Canada’s main stock index fell on Friday as strong domestic jobs data fueled worries that the Bank of Canada (BoC) could reconsider its pause to increasing interest rates, while gains in energy stocks checked declines on the resource-heavy index.
At 9:54 a.m. ET, the Toronto Stock Exchange’s S&P/TSX composite index was down 74.3 points, or 0.36%, at 20,523.45. The index was headed for its first weekly decline in six.
Canada’s economy added a net 150,000 jobs in January, the fifth consecutive monthly gain, far ahead of analysts’ forecasts of 15,000 jobs. Additionally, unemployment rate remained unchanged at 5.0%, signaling that the labor market is still tight and might prompt further rate hikes.
“We are still in an inflationary environment and perhaps the market is responding to that it (interest rate hikes) is still on the table,” said Kevin Headland, co-chief investment strategist at Manulife Investment Management.

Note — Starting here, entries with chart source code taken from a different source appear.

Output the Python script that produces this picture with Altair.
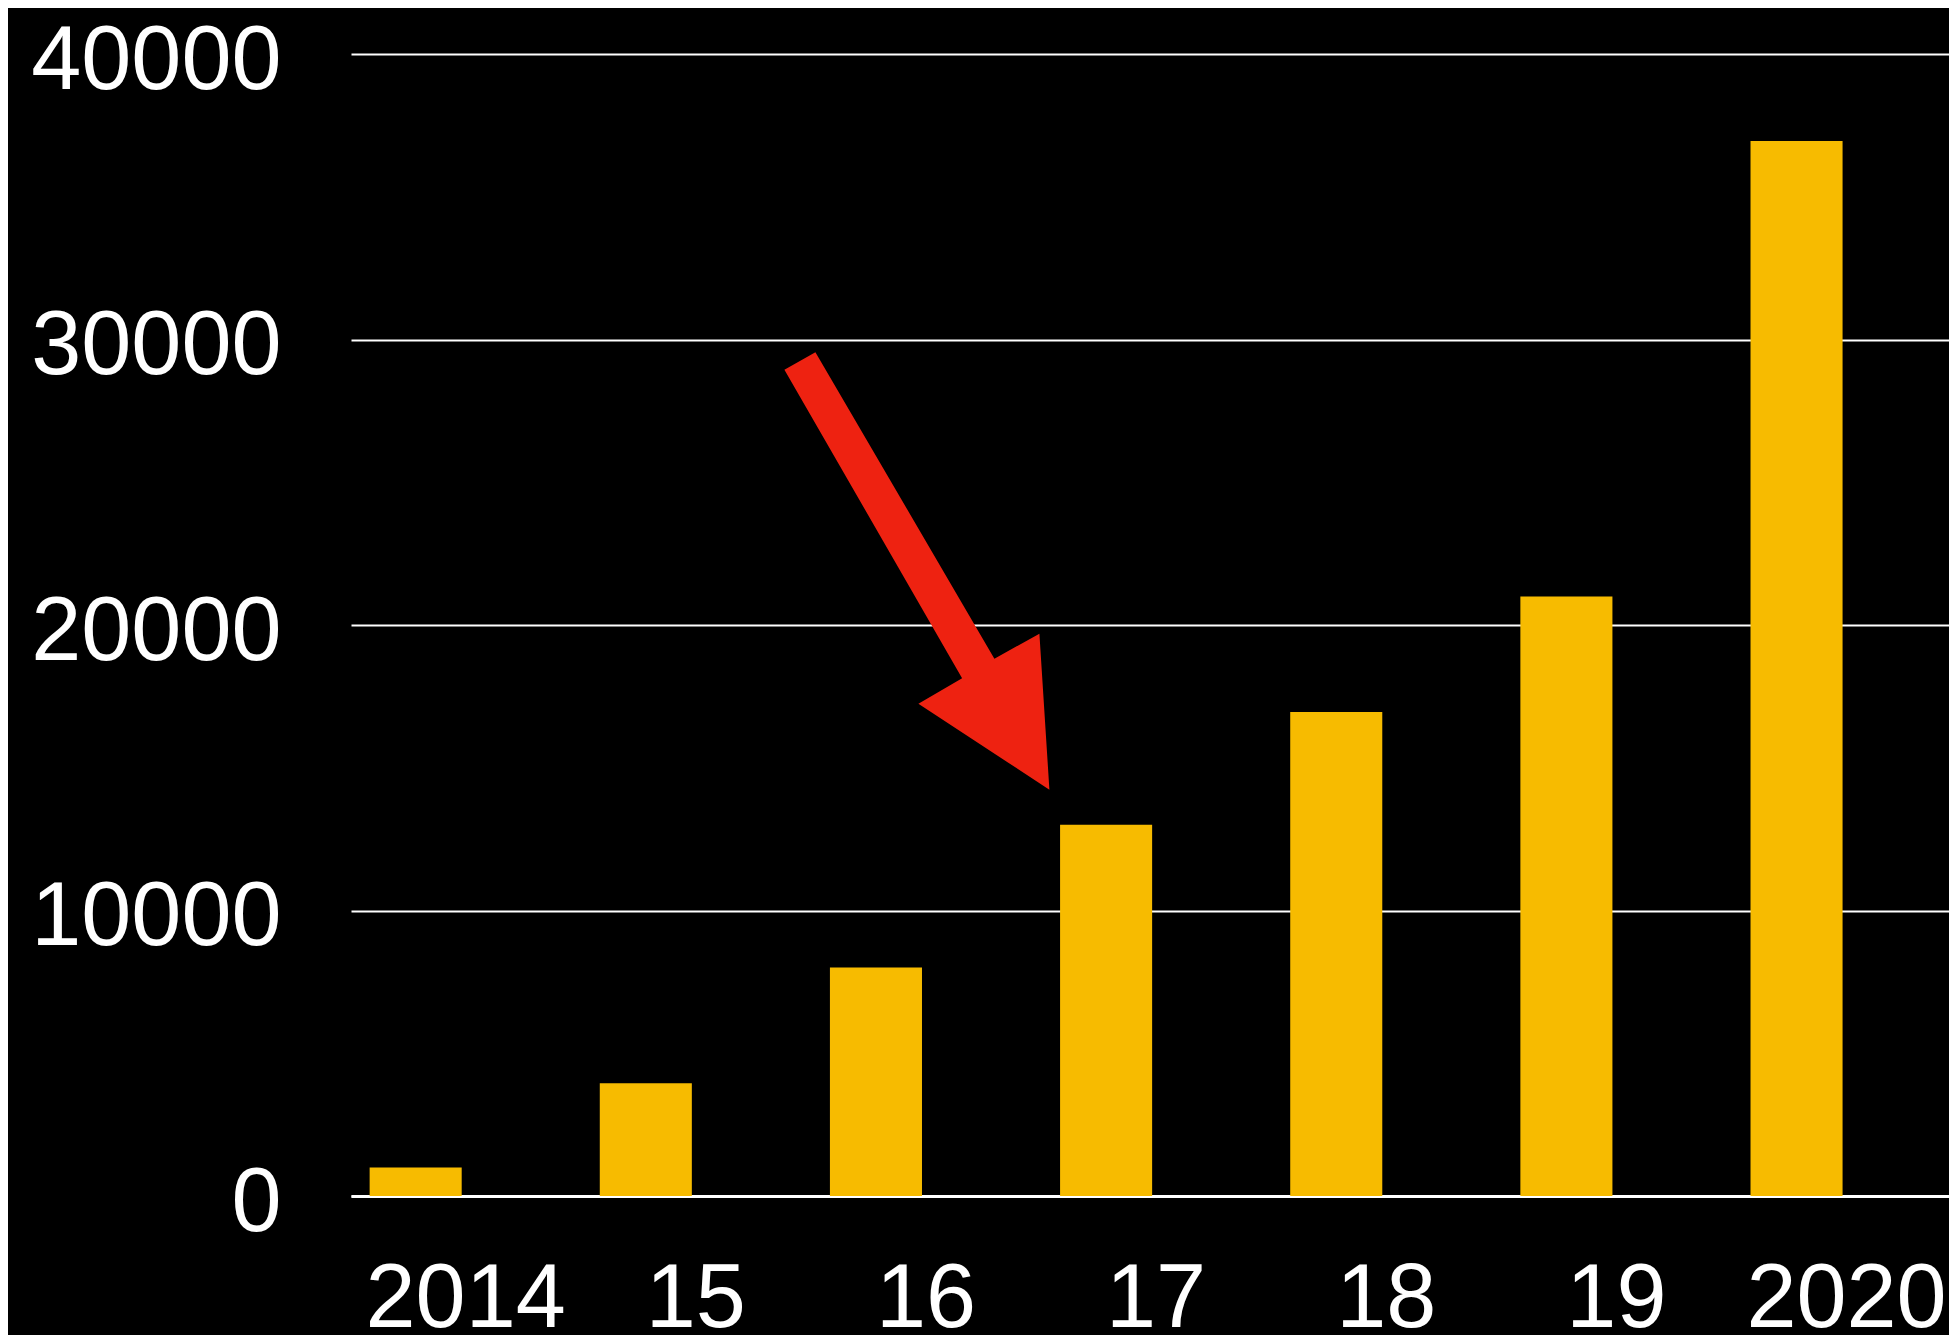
import altair as alt
import pandas as pd

# --- data ---
years = ["2014", "15", "16", "17", "18", "19", "2020"]
users = [1000, 3950, 8000, 13000, 16950, 21000, 36950]
y_ticks = [0, 10000, 20000, 30000, 40000]
arrow_year = ["17"]          # the arrow points at the 2017 bar
arrow_value = [14230]        # value level of the arrow tip

bars_df = pd.DataFrame({"year": years, "users": users})
arrow_df = pd.DataFrame({"year": arrow_year, "users": arrow_value})

FONT = "Liberation Sans"
BAR_COLOR = "#F7BB00"
ARROW_COLOR = "#EE2211"

# arrow outline, in symbol units (anchor = band centre of the target bar)
ARROW_PATH = ("M -0.6434 -0.84 L -0.5814 -0.8752 L -0.2234 -0.262 L -0.1334 -0.312 "
              "L -0.1134 0 L -0.3754 -0.172 L -0.288 -0.2232 Z")

x_enc = alt.X(
    "year:N",
    sort=None,
    scale=alt.Scale(domain=years, paddingInner=0.6, paddingOuter=0.2717, align=0.149),
    axis=alt.Axis(
        title=None, labelAngle=0, labelFontSize=90, labelFont=FONT,
        labelColor="white", labelOffset=50, labelPadding=59,
        ticks=False, tickSize=0, domainColor="white", domainWidth=3,
        grid=False, labelLimit=600,
    ),
)

y_enc = alt.Y(
    "users:Q",
    scale=alt.Scale(domain=[0, 40000], nice=False),
    axis=alt.Axis(
        title=None, values=y_ticks, format="d", labelFontSize=90,
        labelFont=FONT, labelColor="white", labelPadding=70,
        ticks=False, tickSize=0, domain=False, gridColor="white",
        gridWidth=2, labelOffset=7, labelLimit=600,
    ),
)

bars = alt.Chart(bars_df).mark_bar(color=BAR_COLOR).encode(x=x_enc, y=y_enc)

arrow = alt.Chart(arrow_df).mark_point(
    shape=ARROW_PATH, size=1000000, filled=True, color=ARROW_COLOR,
    opacity=1, strokeWidth=0,
).encode(
    x=alt.X("year:N", sort=None),
    y=alt.Y("users:Q"),
)

chart = alt.layer(bars, arrow).properties(
    width=1598,
    height=1142,
    padding={"left": 343, "top": 46, "right": 0, "bottom": 139},
    autosize=alt.AutoSizeParams(type="none"),
    background="black",
).configure_view(strokeWidth=0)

chart.save("out.html", embed_options={"renderer": "svg", "actions": False})
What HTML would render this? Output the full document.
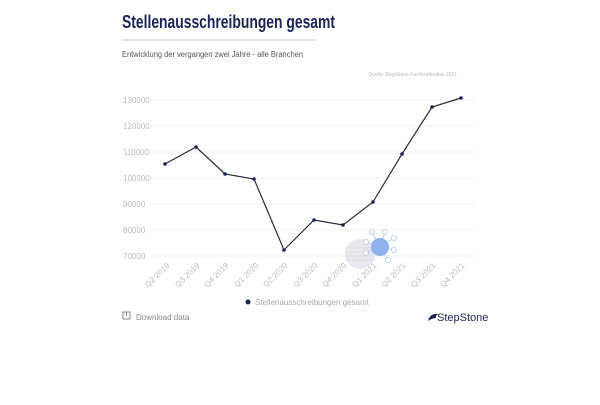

Minutes from the BoC’s January policy meet released earlier this week showed that while the central bank was inclined to pause interest rate hikes, labor market tightness had prompted it to increase the rates by 25 basis points.
Rate-sensitive technology stocks dropped 1.5%.
A bright spot was the energy sector, up 1.5%, as oil prices jumped on Russia’s plan to reduce oil production next month.
In earnings-driven moves, Magna International Inc slumped 12.9% after the auto parts maker reported a nearly 80% slump in its quarterly profit, as it struggled with higher engineering costs in its electrification and self-driving businesses.
The stock dragged down the consumer discretionary sector by 3.5%.
Enbridge Inc posted a quarterly loss, compared with a year-ago profit, as it took a C$2.5 billion ($1.86 billion) hit from higher cost of capital related to its gas transmission reporting unit. Shares of the pipeline operator, however, rose 0.5%.